RAY INTERPOLANTS FOR FAST RAY TRACING REFLECTIONS AND REFRACTIONS

Fatma Betul Atalay       David M. Mount

Department of Computer Science
University of Maryland, College Park
{betul,mount}@cs.umd.edu


ABSTRACT

To render an object by ray tracing, one or more rays are shot from the viewpoint through every pixel of the image plane. For reflective and refractive objects, especially for multiple levels of reflections and/or refractions, this requires many expensive intersection calculations. This paper presents a new method for accelerating ray tracing of reflective and refractive objects by substituting accurate-but-slow intersection calculations with approximate-but-fast interpolation computations. Our approach is based on modeling the reflective/refractive object as a function that maps input rays entering the object to output rays exiting the object.

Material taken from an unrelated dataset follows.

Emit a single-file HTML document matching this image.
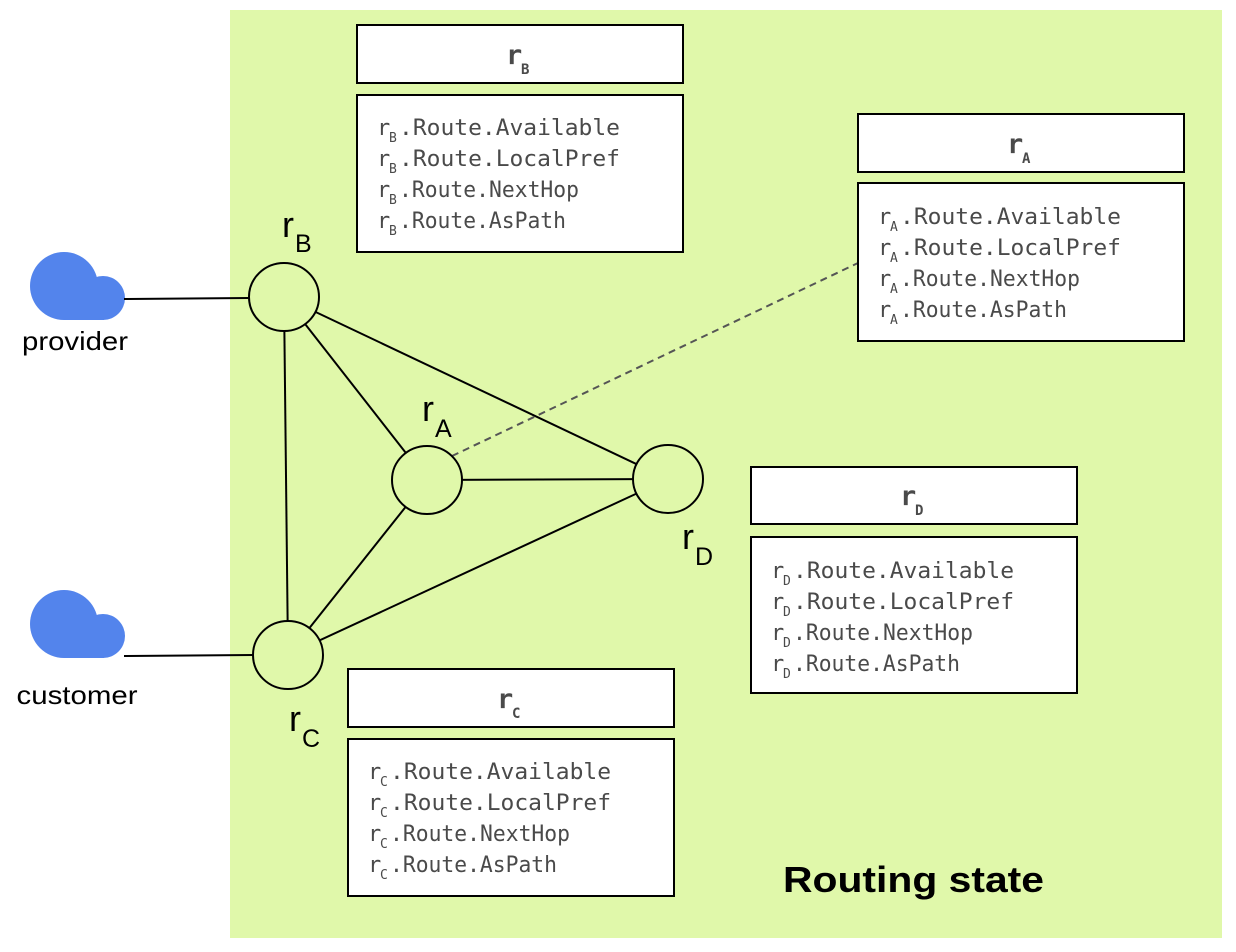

We are interested in computing the output ray without actually tracing the input ray through the object. This is achieved by adaptively sampling rays from multiple viewpoints in various directions, as a preprocessing phase, and then interpolating the collection of nearby samples to compute an approximate output ray for any input ray. In most cases, object boundaries and other discontinuities are handled by applying various heuristics. In cases where we cannot find sufficient evidence to interpolate, we perform ray tracing as a last resort. We provide performance studies to demonstrate the efficiency of this method.